The task: The lines from the top of the material below through the line containing "import plotly.graph_objects as go" are to be printed exactly, with pictures omitted.

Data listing
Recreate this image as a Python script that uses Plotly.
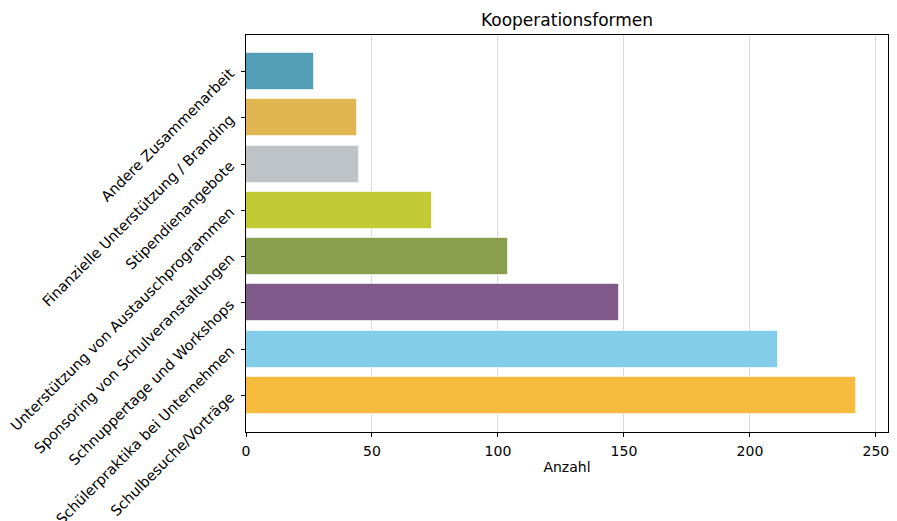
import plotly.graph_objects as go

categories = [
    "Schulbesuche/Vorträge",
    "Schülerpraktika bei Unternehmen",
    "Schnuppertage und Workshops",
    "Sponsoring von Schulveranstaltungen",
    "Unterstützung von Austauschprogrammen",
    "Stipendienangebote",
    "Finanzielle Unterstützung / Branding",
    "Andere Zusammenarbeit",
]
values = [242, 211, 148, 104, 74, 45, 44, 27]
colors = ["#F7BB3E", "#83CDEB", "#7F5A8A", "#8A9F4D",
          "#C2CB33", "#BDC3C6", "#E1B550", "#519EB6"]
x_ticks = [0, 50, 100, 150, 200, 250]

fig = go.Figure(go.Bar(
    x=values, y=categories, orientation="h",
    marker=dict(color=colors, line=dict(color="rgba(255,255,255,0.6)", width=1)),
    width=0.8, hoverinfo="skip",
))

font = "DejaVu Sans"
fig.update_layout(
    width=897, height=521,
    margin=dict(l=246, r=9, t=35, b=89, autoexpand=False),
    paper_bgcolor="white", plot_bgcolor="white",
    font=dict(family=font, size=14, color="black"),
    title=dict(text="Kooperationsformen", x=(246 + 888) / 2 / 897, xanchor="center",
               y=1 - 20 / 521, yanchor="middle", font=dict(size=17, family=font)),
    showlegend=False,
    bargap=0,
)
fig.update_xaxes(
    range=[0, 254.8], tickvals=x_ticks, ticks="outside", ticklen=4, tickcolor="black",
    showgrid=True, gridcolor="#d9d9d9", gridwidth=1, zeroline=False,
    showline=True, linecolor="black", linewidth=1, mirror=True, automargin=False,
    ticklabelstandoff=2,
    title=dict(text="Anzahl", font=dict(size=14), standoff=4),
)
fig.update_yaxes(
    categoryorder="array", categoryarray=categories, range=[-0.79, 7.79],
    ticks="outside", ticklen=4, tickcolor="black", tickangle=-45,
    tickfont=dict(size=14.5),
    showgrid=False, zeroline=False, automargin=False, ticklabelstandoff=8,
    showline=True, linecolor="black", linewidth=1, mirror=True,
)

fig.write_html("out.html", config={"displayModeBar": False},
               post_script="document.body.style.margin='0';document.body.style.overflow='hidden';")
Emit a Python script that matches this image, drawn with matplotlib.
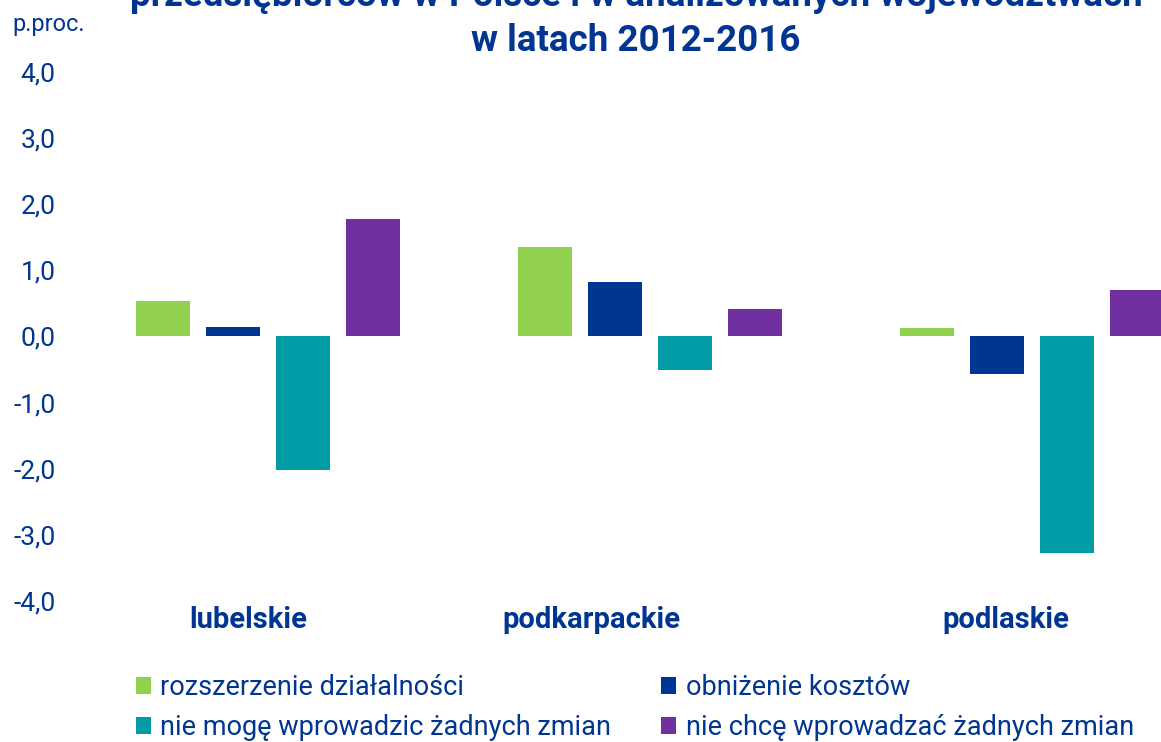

Correct response:
Recreate this image as a Python script that uses Plotly.
import plotly.graph_objects as go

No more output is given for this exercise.